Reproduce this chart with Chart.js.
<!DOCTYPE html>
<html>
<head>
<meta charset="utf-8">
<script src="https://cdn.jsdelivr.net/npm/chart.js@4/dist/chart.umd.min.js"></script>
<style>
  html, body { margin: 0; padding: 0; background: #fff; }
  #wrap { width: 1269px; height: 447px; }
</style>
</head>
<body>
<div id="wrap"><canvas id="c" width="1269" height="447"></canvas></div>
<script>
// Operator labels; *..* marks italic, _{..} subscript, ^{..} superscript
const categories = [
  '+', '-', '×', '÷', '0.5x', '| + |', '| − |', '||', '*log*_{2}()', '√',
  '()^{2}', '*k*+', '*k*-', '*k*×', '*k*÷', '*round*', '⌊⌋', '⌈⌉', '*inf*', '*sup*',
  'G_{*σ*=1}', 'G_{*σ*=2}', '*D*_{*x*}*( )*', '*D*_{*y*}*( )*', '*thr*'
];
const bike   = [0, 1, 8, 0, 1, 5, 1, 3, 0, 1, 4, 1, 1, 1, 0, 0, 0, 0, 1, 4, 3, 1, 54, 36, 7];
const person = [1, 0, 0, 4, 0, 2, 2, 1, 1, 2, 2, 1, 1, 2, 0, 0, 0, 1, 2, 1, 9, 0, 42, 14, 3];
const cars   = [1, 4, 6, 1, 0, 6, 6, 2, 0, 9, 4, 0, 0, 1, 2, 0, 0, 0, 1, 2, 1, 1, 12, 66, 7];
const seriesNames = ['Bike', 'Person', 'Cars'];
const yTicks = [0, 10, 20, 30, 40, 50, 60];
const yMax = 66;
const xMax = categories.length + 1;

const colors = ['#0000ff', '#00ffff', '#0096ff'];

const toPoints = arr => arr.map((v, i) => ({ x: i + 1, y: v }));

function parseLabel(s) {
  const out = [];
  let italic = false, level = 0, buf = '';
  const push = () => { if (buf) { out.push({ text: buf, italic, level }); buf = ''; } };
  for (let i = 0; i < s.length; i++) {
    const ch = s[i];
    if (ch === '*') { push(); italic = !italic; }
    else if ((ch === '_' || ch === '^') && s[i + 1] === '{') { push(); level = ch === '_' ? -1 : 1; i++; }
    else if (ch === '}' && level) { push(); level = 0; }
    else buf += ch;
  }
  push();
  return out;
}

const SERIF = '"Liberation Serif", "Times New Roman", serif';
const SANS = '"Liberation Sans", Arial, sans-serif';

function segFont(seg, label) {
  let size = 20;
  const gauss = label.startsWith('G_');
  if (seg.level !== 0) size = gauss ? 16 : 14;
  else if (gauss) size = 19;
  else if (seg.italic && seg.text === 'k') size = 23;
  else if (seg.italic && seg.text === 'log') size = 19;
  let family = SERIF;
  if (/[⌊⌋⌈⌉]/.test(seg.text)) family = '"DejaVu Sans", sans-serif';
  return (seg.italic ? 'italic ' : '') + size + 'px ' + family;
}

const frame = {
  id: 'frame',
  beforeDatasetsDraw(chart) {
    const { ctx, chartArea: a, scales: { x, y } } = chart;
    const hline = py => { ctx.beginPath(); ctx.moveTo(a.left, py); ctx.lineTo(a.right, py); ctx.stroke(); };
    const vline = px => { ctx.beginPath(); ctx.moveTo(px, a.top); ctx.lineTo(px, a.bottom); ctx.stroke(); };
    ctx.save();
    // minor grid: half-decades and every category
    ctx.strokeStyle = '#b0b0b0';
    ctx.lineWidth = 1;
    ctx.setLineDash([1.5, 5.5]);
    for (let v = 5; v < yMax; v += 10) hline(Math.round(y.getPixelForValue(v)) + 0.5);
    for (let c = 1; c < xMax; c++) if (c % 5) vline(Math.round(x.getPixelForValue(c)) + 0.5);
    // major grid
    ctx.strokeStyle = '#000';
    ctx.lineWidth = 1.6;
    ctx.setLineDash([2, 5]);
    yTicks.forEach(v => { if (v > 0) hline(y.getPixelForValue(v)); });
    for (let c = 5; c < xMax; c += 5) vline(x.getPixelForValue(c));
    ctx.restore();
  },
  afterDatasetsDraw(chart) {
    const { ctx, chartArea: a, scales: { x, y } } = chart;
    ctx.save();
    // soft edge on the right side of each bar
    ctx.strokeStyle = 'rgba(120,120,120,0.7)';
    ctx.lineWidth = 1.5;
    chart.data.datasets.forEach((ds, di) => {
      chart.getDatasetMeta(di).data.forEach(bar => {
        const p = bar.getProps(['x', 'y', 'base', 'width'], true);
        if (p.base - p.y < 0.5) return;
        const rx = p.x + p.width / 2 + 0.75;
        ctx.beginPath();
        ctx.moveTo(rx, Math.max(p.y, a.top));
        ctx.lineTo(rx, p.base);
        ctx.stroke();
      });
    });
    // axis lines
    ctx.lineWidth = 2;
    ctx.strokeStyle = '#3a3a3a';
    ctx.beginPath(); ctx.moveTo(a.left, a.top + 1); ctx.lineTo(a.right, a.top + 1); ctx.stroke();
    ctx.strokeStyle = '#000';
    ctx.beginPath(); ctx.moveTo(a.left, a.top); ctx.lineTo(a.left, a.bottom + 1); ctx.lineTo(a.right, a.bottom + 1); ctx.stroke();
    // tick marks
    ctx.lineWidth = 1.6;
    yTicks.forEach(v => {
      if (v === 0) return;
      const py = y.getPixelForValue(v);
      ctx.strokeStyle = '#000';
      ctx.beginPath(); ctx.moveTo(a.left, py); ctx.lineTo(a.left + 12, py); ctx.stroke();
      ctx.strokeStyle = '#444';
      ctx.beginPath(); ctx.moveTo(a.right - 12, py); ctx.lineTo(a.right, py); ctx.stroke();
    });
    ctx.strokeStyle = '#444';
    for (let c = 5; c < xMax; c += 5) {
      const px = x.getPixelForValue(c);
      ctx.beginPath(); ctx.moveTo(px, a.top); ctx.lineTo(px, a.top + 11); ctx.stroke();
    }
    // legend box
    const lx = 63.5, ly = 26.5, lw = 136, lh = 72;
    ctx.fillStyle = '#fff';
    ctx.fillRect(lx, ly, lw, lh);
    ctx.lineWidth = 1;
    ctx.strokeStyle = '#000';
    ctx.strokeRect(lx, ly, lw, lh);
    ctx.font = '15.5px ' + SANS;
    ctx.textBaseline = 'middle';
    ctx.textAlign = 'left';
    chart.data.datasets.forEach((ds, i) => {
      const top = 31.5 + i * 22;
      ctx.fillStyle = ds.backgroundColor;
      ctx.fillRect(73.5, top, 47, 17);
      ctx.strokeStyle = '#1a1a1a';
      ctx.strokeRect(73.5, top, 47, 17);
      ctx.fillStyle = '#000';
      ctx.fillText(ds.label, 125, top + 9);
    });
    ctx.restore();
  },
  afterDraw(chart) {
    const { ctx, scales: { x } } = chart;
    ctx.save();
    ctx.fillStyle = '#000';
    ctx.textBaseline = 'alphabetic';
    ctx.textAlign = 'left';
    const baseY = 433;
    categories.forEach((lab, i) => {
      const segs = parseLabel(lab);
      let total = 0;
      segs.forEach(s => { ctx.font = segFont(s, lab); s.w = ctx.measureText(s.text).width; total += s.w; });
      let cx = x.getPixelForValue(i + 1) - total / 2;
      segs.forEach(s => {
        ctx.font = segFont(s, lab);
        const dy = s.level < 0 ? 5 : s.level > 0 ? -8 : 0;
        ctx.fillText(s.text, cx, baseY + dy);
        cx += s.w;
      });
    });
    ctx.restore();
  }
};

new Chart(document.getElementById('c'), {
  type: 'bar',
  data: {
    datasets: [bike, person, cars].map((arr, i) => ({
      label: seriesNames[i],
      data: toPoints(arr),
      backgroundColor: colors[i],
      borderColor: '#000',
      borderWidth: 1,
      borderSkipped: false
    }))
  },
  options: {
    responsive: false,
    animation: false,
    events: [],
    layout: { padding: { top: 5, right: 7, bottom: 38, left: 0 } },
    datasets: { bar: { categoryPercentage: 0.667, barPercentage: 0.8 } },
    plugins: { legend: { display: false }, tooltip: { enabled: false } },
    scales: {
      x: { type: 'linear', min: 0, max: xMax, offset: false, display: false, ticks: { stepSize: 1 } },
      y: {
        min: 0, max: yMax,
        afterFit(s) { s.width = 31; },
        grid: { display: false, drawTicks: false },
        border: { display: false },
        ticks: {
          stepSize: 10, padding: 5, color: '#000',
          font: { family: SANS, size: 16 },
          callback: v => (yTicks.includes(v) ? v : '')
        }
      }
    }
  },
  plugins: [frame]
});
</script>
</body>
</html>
_ _ _ _ _
Aim
Print only the lines that run from the start of the listing to the line bearing "const toPoints = arr"; please keep the first line and that last one, exactly as they appear.

Answer to the task
Reproduce this chart with Chart.js.
<!DOCTYPE html>
<html>
<head>
<meta charset="utf-8">
<script src="https://cdn.jsdelivr.net/npm/chart.js@4/dist/chart.umd.min.js"></script>
<style>
  html, body { margin: 0; padding: 0; background: #fff; }
  #wrap { width: 1269px; height: 447px; }
</style>
</head>
<body>
<div id="wrap"><canvas id="c" width="1269" height="447"></canvas></div>
<script>
// Operator labels; *..* marks italic, _{..} subscript, ^{..} superscript
const categories = [
  '+', '-', '×', '÷', '0.5x', '| + |', '| − |', '||', '*log*_{2}()', '√',
  '()^{2}', '*k*+', '*k*-', '*k*×', '*k*÷', '*round*', '⌊⌋', '⌈⌉', '*inf*', '*sup*',
  'G_{*σ*=1}', 'G_{*σ*=2}', '*D*_{*x*}*( )*', '*D*_{*y*}*( )*', '*thr*'
];
const bike   = [0, 1, 8, 0, 1, 5, 1, 3, 0, 1, 4, 1, 1, 1, 0, 0, 0, 0, 1, 4, 3, 1, 54, 36, 7];
const person = [1, 0, 0, 4, 0, 2, 2, 1, 1, 2, 2, 1, 1, 2, 0, 0, 0, 1, 2, 1, 9, 0, 42, 14, 3];
const cars   = [1, 4, 6, 1, 0, 6, 6, 2, 0, 9, 4, 0, 0, 1, 2, 0, 0, 0, 1, 2, 1, 1, 12, 66, 7];
const seriesNames = ['Bike', 'Person', 'Cars'];
const yTicks = [0, 10, 20, 30, 40, 50, 60];
const yMax = 66;
const xMax = categories.length + 1;

const colors = ['#0000ff', '#00ffff', '#0096ff'];

const toPoints = arr => arr.map((v, i) => ({ x: i + 1, y: v }));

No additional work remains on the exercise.